Officials with the National Aeronautics and Space Administration announced that Mars scientists from the Jet Propulsion Laboratory in Pasadena, California, were flying to Washington for a "significant" announcement, but shied away from saying what it would be.

"I can't confirm what they are going to say ... just that it's a significant ... finding," by the rover Opportunity, JPL spokesman Guy Webster said.

But in recent days, scientists have openly spoken of their excitement over finding coarse gray hematite at the Opportunity site, and predicted it would lead to an understanding of how the bedrock the rover is studying was formed and whether water was involved.

The scientists and engineers working with Opportunity and its twin, Spirit, have held all their briefings in Pasadena since the robotic geologists landed on Mars in January.

But major developments in NASA programs "are typically announced out of (Washington) headquarters," Webster said.

Scheduled to attend the Tuesday briefing were lead rover scientist Steve Squyres, geologist John Grotzinger, chief space exploration scientist Benton Clark, project scientist Joy Crisp, and Jim Garvin, NASA's lead scientist for Mars and the Moon.

Opportunity landed on Jan. 24 in a small crater on the vast flat Meridiani Planum near the planet's equator. It has spent most of its 36 martian days, or sols, studying finely layered bedrock in the crater's wall.

Scientists have been puzzling over whether the layers were formed by wind, volcanic lava flows or water, and if spherical "blueberries" discovered in the rocks were water-related.
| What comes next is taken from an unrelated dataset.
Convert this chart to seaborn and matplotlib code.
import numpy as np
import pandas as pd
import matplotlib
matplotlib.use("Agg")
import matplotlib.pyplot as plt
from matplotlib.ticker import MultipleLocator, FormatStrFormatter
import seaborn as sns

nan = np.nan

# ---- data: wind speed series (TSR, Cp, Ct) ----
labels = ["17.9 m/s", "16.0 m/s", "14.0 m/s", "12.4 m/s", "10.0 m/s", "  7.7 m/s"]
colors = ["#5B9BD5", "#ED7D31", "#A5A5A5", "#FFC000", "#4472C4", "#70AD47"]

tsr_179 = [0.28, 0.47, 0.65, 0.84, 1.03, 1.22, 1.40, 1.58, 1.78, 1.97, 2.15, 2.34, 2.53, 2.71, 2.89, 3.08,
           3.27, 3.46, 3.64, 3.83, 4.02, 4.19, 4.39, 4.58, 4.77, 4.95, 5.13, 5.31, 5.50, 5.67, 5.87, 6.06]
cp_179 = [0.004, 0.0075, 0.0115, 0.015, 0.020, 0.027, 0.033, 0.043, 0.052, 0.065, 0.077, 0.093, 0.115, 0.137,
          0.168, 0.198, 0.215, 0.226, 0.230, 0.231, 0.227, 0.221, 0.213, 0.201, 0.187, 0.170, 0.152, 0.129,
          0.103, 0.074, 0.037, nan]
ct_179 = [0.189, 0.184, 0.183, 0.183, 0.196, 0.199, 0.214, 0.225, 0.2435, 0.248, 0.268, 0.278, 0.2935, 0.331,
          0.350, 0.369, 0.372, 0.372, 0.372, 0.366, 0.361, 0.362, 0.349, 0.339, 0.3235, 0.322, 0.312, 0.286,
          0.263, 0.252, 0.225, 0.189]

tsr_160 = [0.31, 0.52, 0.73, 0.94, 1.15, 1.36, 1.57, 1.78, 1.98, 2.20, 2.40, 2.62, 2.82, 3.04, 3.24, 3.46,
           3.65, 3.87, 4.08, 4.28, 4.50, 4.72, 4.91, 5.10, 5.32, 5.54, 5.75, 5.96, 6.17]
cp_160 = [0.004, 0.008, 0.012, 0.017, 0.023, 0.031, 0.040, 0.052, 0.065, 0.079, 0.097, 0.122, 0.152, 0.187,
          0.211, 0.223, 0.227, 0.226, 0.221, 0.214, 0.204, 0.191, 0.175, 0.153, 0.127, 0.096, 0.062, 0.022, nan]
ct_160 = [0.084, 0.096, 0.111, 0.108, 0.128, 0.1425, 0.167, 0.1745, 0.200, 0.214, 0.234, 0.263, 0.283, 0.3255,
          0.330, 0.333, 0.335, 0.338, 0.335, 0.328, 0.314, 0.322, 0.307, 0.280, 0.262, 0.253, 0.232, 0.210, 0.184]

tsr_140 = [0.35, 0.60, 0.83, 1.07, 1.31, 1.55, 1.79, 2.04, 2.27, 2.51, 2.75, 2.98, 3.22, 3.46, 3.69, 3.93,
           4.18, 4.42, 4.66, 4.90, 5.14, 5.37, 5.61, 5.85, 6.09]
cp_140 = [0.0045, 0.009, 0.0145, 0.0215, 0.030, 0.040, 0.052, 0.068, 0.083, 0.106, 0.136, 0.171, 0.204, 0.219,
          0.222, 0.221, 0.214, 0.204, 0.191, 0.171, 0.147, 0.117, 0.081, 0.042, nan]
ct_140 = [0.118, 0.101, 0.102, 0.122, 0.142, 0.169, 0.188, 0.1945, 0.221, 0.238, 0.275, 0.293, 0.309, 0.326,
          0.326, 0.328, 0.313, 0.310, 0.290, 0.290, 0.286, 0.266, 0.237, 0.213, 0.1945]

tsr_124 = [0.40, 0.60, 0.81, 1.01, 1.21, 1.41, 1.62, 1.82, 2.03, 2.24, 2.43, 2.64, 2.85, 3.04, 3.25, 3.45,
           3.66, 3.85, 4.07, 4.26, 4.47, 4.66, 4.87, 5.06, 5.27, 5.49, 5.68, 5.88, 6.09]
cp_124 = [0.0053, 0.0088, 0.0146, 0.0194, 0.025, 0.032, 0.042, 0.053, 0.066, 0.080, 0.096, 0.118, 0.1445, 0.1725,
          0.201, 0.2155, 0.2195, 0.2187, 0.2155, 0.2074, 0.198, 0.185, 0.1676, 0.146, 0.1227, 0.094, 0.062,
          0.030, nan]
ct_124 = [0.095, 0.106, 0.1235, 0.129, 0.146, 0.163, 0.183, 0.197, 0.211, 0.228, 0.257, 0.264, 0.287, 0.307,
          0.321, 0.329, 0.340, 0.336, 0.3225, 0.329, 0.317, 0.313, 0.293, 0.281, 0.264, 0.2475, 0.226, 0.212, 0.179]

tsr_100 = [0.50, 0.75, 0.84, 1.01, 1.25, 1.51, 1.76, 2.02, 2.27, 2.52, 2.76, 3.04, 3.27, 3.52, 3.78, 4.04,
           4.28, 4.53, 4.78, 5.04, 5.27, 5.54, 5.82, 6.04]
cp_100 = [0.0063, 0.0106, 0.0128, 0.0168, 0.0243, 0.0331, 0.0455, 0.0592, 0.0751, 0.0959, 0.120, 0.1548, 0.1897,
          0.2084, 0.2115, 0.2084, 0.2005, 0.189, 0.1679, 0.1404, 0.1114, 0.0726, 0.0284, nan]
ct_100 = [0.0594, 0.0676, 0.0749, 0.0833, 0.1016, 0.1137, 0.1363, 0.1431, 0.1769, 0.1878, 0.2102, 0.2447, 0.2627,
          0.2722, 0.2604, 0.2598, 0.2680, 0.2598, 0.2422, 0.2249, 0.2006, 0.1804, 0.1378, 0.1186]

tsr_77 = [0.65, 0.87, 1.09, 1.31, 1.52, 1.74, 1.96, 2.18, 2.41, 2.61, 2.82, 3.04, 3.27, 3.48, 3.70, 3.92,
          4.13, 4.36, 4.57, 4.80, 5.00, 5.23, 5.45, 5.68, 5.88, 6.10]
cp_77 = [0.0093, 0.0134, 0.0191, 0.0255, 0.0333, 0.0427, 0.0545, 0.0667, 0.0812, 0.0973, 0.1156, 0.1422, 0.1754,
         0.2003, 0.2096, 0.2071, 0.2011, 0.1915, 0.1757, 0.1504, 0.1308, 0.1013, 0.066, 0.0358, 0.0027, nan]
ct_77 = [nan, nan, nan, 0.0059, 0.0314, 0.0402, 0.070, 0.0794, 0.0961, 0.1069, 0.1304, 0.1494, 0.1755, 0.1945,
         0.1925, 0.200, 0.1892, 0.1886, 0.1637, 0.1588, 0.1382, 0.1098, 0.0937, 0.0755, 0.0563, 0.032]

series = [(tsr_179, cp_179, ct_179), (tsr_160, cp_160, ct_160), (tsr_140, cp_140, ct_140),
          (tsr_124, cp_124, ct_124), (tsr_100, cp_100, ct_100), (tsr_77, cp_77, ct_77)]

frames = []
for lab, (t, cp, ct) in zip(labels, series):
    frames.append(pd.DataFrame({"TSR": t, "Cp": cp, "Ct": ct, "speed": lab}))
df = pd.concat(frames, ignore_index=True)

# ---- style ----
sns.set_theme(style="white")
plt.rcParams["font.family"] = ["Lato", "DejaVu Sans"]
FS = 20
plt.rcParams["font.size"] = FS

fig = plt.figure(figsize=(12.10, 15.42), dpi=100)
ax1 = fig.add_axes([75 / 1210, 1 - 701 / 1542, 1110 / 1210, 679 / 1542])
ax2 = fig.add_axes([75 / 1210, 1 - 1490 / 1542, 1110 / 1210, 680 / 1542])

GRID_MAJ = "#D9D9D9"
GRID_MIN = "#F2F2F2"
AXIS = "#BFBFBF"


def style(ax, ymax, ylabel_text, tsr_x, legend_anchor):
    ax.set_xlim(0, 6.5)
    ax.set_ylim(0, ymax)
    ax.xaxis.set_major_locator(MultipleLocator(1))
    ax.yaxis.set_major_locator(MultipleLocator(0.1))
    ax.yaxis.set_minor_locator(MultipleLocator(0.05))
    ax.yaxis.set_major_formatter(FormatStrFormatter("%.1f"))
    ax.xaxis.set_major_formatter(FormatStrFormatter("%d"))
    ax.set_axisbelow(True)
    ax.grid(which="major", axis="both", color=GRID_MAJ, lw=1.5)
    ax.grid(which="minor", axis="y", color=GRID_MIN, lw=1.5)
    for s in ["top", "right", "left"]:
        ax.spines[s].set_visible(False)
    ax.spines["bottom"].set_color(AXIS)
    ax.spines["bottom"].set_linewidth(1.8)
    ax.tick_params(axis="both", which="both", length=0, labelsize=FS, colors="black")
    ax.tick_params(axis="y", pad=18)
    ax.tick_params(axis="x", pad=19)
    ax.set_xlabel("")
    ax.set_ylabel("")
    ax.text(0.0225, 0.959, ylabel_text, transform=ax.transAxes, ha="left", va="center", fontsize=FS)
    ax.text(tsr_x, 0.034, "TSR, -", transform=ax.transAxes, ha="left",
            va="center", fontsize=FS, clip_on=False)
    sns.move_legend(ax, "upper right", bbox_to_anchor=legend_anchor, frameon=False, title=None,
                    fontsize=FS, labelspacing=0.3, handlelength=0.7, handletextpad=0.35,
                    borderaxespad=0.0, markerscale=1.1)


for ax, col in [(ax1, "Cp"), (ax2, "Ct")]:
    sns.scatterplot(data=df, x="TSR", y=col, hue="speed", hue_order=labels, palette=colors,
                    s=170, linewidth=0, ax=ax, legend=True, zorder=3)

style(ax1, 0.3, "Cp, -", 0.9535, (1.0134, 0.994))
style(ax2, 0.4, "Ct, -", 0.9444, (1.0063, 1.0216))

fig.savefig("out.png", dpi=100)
In a briefing last week, the Opportunity team said data gathered by the rover's spectrometers and microscopic imager in a flat area of bedrock nicknamed Charlie Flats suggested the presence of gray hematite, which on Earth can form in oxygenated water.
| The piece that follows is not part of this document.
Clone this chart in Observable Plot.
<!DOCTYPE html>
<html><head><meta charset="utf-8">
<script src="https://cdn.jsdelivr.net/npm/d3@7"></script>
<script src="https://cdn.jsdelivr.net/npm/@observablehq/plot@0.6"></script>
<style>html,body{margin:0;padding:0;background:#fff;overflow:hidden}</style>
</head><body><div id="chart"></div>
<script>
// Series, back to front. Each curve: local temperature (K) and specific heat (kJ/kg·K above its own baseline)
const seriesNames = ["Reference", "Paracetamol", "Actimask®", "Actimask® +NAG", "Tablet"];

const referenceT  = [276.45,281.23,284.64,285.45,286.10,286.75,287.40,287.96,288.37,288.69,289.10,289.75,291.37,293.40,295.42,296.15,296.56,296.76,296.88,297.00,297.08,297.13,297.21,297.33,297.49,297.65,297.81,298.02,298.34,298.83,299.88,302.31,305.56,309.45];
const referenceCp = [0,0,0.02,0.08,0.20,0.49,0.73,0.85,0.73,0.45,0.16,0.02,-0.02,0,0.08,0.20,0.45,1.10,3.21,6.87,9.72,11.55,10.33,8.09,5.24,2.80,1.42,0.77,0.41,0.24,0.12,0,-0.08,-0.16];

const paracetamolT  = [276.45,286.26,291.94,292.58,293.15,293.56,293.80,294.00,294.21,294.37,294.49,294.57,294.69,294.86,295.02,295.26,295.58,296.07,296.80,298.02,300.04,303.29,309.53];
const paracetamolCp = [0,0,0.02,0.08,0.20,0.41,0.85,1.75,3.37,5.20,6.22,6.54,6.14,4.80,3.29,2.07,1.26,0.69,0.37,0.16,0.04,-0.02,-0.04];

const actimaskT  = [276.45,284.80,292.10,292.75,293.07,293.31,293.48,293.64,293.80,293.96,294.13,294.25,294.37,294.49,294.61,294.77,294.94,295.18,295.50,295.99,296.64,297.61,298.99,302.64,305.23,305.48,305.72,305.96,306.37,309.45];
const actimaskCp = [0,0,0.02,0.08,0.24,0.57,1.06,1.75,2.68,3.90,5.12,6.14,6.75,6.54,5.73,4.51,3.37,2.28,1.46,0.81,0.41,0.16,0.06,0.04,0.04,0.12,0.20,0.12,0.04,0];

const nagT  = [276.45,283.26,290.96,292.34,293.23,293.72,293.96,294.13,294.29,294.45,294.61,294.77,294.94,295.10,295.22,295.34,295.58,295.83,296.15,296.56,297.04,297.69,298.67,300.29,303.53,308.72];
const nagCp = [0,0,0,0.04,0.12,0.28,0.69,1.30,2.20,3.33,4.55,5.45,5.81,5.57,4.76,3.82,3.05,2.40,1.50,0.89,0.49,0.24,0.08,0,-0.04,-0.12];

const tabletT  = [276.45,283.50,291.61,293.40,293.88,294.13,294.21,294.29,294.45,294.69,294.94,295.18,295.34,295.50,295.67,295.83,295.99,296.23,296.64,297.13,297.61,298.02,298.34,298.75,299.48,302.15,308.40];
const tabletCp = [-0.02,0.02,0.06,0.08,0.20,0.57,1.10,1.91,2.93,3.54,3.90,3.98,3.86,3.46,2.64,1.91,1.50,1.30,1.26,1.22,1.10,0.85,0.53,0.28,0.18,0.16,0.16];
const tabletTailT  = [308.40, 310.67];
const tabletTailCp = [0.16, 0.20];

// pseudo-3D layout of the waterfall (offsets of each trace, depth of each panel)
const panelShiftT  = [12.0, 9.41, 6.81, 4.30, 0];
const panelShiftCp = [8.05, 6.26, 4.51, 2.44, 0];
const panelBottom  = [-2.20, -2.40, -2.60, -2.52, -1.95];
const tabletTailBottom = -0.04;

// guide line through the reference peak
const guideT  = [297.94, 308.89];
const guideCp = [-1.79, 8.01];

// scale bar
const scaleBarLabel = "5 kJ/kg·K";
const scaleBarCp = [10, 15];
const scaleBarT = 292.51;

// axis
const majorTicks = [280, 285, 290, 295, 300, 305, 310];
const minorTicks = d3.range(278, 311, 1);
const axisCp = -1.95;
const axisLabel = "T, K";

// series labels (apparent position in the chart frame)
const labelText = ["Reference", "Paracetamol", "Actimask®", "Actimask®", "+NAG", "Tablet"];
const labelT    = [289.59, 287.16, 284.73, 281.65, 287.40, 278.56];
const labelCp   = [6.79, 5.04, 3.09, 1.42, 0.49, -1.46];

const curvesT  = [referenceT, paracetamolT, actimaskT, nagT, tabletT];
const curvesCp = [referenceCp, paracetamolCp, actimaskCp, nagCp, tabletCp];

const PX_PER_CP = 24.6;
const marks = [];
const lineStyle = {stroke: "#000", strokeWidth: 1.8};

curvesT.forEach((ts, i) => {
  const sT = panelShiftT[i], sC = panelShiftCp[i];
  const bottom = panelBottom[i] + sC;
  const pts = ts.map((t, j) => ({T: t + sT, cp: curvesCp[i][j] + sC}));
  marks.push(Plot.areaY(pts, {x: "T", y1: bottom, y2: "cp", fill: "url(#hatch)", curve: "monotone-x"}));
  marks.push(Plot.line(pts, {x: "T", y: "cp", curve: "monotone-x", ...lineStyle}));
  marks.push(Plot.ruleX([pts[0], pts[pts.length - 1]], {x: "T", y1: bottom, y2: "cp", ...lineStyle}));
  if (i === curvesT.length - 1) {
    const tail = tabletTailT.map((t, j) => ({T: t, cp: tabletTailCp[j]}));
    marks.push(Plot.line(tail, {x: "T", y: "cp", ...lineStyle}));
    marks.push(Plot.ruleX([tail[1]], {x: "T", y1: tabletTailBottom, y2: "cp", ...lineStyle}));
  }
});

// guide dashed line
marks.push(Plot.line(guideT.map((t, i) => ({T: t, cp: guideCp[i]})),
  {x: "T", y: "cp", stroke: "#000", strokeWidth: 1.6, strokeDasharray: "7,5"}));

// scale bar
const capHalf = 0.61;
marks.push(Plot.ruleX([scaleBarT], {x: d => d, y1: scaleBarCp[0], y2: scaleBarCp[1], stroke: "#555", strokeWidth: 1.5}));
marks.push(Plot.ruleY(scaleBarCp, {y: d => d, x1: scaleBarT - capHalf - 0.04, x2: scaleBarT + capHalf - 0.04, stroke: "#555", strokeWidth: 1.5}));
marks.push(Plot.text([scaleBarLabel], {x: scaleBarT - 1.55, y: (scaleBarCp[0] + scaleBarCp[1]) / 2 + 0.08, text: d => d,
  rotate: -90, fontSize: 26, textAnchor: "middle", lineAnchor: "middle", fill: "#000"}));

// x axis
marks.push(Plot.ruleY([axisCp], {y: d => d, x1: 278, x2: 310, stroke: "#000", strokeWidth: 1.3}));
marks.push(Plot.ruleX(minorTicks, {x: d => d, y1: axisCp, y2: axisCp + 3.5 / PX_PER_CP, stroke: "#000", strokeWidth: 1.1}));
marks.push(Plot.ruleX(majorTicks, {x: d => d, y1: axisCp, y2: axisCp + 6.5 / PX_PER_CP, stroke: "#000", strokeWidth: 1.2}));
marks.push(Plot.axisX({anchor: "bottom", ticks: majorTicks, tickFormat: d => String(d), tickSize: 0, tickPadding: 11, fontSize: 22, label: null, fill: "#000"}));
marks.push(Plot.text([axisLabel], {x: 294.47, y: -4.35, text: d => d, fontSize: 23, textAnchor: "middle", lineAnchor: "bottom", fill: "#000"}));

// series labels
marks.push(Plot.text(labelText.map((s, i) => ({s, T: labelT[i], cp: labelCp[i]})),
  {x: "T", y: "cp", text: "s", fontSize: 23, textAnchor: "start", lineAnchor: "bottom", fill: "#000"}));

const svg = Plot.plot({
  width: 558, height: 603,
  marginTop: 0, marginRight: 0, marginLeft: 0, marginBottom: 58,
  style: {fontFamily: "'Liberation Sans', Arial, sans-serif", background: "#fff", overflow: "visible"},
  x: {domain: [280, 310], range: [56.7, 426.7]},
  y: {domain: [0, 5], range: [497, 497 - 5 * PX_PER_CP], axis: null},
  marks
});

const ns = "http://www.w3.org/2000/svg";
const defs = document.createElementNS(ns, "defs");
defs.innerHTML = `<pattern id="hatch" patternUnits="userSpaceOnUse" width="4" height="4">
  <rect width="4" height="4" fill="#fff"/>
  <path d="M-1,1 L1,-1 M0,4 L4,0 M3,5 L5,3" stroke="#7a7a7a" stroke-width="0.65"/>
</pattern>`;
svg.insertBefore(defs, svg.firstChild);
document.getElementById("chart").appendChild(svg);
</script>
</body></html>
Opportunity's spectrometers also have detected a large deposit of hematite in the surrounding plains.

The science team had planned to compare the spectral signatures of the martian rocks with Earth samples to confirm that the composition was the same.

Evidence of rocks or soil that formed in water would help validate scientists' theories that for the first half of its 4.6 billion-year existence, Mars had plentiful surface water -- even rain and snow -- and possibly, life.

Opportunity and Spirit, now in sol 57 on the other side of the planet, were designed to search for signs of water for at least 90 days, or as long as their solar-powered batteries last.